MTD: Within a private label line, is it easier to sell a broad-line tire vs. a high performance tire?
Archibald: A high performance tire is going to sell to those people who will buy a main-line tire.
Brox: I would think that a high performance customer has probably done a little research before he's come into your store and is anticipating buying a particular brand. He knows what he wants and approximately what he needs to pay for that tire.
Snow: There are a lot of guys who spend their time surfing the Internet. They get so zeroed in on a product that, in a lot of ways, they know more about the product than you do! They get bent on a particular product and become an expert, at least in their own mind. That creates some difficulties in the selling approach. You have to try to convince the customer that everything he reads isn't 100% what it is.
Daniels: They look at a Web site and say, "Oh, I can get a tire for this amount of money!" They don't think about shipping, they don't think about warranties. They get predisposed to what a price should be and generally it's not high.
Slack: It actually comes pretty close to your cost!
MTD: Has the role of private and associate brand tires in your mix evolved over the years?
Daniels: It looks like we're more private label than we were 20 years ago. It's helped on margins.
Slack: In the 1980s, we were a flag brand dealer and were close to going broke. Private brands pulled us out of our hole.
Snow: My mix has evolved over the years, partly because I want to offer customers more choices.
MTD: How is the industry-wide trend toward large diameter tires and more sizes affected private and associate brand sales?
Brox: First of all, why are (tiremakers) doing it? If you live within 25 minutes of a warehouse, it's probably not a big deal. But when you live five hours from a warehouse, it's difficult for a small guy to have that stuff on the shelf. I think my customers get somewhat upset because I don't have their size sitting there.
Daniels: But with private brands, they (cost) a little less, so you can stock a little bit more of that size.
MTD: Why do you carry private and/or associate brand tires? What's the most important reason?
Snow: For me, it's (product) uniqueness and exclusivity more than price. It's having something different than the guy across the street. Having your own private label legitimizes you as a dealer.

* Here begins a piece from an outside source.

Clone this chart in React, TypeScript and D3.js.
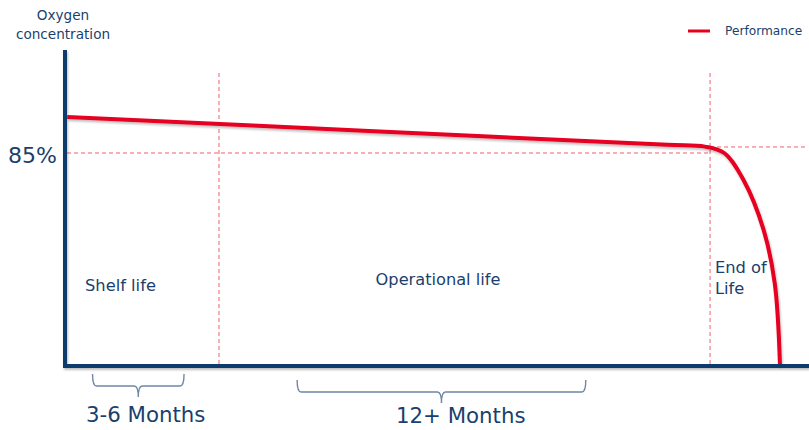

Brox: I echo that statement, though I use my private brands a little differently in that I don't use them as "go to" tires. I start at the top and offer a "good-better-best" situation, and I have a private brand tire that's usually (positioned) in the middle.
Slack: It's exclusivity -- not having that competition across the street.
Archibald: I'm fourth-generation in this business. Our clientele has been virtually the same for 50 years, the same families. You have to convince customers your service is better.
Daniels: Most tires are round and black and hold air. It's like gasoline: Most gas goes through the same pipeline to Chevron, Exxon, etc. It's up to us to define our tires. It's a perceived difference you have to get into your public's mind.